By cleaning, algae stains can be dealt with. The bad news is, they will return. Occasionally cleaning is fine for your roof, but the repeated use of harsh chemicals can cause damage and shorten the life of asphalt shingles.
Wet & Forget Outdoor is a popular brand used specially for algae stain removal. A mixture of trisodium phosphate, bleach and water can also remove the stains. Oxygen bleach is a less harmful choice to the environment and lightens the stains, but does not produce an immediate impact like chlorine bleach.
If you want to clean your roof yourself, you will need these materials:
- Old clothes
- Safety glasses or goggles
- Rubber gloves
- Safety rope
- Garden hose with spray nozzle
- Slip resistant shoes
- Pump spray
It’s dangerous to work on a roof, which is why you should take precautions before working on your roof. Wear slip resistant shoes, avoid steep roofs, and use a safety rope if needed. Protect your skin and eyes when using harsh chemicals.
Wet down any grass, shrubs or plants if using bleach, as the bleach can kill more than just algae.
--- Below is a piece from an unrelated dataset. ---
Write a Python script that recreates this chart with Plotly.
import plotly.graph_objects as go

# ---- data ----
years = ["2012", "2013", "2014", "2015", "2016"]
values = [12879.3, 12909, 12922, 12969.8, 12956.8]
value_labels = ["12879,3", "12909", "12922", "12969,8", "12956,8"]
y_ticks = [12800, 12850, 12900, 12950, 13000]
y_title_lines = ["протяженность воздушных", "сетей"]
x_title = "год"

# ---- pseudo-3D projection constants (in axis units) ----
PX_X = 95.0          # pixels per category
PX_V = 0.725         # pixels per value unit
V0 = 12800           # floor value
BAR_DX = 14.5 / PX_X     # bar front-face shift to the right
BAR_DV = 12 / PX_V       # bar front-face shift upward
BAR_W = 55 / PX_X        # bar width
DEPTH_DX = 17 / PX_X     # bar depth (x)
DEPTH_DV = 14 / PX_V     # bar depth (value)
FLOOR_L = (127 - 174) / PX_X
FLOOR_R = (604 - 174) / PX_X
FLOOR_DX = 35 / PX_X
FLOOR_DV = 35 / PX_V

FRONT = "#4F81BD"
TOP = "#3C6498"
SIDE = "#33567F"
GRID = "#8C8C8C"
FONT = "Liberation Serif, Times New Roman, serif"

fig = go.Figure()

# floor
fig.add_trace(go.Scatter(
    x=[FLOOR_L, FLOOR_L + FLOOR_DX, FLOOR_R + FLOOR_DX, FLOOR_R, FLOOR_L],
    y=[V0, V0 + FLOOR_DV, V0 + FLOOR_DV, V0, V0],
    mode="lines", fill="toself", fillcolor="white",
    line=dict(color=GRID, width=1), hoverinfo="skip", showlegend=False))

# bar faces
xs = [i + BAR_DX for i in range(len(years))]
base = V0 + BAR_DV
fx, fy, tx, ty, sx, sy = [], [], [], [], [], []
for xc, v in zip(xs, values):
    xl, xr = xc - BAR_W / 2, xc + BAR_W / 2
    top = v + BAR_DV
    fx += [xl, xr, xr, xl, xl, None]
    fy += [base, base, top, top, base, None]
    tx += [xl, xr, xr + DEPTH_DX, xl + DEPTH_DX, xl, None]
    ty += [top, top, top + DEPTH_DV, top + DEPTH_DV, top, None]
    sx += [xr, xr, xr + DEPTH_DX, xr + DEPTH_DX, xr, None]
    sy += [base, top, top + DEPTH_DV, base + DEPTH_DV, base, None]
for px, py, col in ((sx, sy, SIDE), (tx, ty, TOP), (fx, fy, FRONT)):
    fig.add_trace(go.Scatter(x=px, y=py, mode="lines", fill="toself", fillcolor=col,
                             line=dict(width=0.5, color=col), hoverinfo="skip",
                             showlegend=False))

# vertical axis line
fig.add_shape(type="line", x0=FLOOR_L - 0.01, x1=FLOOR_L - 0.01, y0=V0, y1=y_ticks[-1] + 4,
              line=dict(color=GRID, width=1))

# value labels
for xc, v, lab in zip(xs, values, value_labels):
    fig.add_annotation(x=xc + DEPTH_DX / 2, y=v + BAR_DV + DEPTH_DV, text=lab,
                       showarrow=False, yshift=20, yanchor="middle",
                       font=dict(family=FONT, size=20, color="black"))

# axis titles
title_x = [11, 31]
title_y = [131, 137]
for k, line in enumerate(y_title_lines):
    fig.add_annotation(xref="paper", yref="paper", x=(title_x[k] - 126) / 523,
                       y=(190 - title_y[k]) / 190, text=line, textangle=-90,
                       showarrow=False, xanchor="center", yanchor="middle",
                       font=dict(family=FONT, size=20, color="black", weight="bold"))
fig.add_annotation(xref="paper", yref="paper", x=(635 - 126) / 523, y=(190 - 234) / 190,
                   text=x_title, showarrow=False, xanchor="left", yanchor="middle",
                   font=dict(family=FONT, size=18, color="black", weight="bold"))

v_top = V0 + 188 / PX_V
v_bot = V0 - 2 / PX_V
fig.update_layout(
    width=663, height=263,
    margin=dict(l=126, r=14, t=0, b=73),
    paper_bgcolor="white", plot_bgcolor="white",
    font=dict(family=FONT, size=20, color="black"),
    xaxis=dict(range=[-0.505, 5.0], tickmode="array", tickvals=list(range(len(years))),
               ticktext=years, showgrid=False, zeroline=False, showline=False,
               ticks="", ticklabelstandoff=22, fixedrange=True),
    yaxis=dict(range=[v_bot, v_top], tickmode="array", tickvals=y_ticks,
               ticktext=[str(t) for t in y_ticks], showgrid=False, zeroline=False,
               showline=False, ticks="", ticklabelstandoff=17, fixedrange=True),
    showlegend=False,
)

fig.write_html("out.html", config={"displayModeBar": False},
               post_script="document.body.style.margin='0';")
Cover bushes with plastic after wetting them down.
The best day to clean your roof is on a cloudy day, as it prevents the cleaner from evaporating too quickly. You can find our the manufacturer of your shingles if you don’t know already, and find out what’s best to clean the roof with. Follow the right directions if the product is directly made for cleaning roofs.
Despite most bleach products to clean roofs varying in formula, the most basic formula is:
- 1 quart bleach (6% sodium hypochlorite)
- 1 gallon water
- 1/4 cup TSP (trisodium phosphate) or other heavy duty cleaner (No cleaners that contain ammonia as it can result in poisonous chlorine gas when mixed with bleach)
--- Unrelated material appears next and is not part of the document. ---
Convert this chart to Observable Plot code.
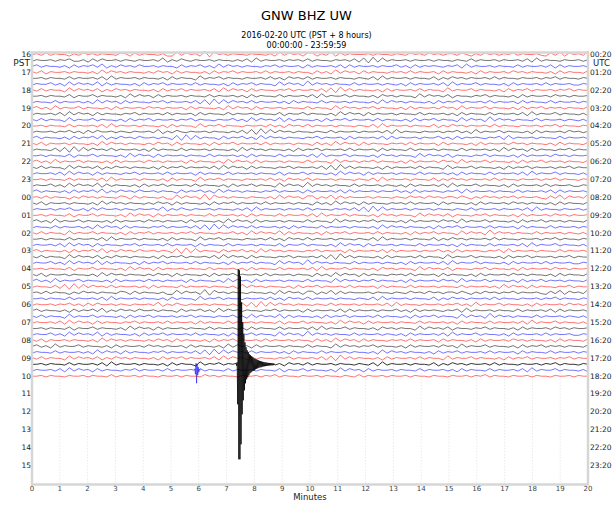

In a pump-type garden spray, pour the ingredients, mix and spray. Wet down the roof wit the solution, let it sit for about 15 minutes, then wash it off with a hose.
To prevent algae stains from coming back, look into installing a strip of copper or zinc coated sheet metal just below the ridge alongside the roof. About 2 to 4 inches of metal should be visible on the roof for this to be effective.
Copper is toxic to algae, but galvanized sheet metal is less expensive. Both are available in rolls, varying in widths and thickness from either online or in store locally.
With the help of roofing nails or screws with a rubber washer, you can attach narrow strips of sheet metal to your roof. Wider pieces of metal require loosening the self-sealing tabs on the top row shingles with a putty knife, slipping part of the metal under them and nailing it under the shingles with roofing nails.
While this article is about the removal of algae, these methods can be used for moss as well.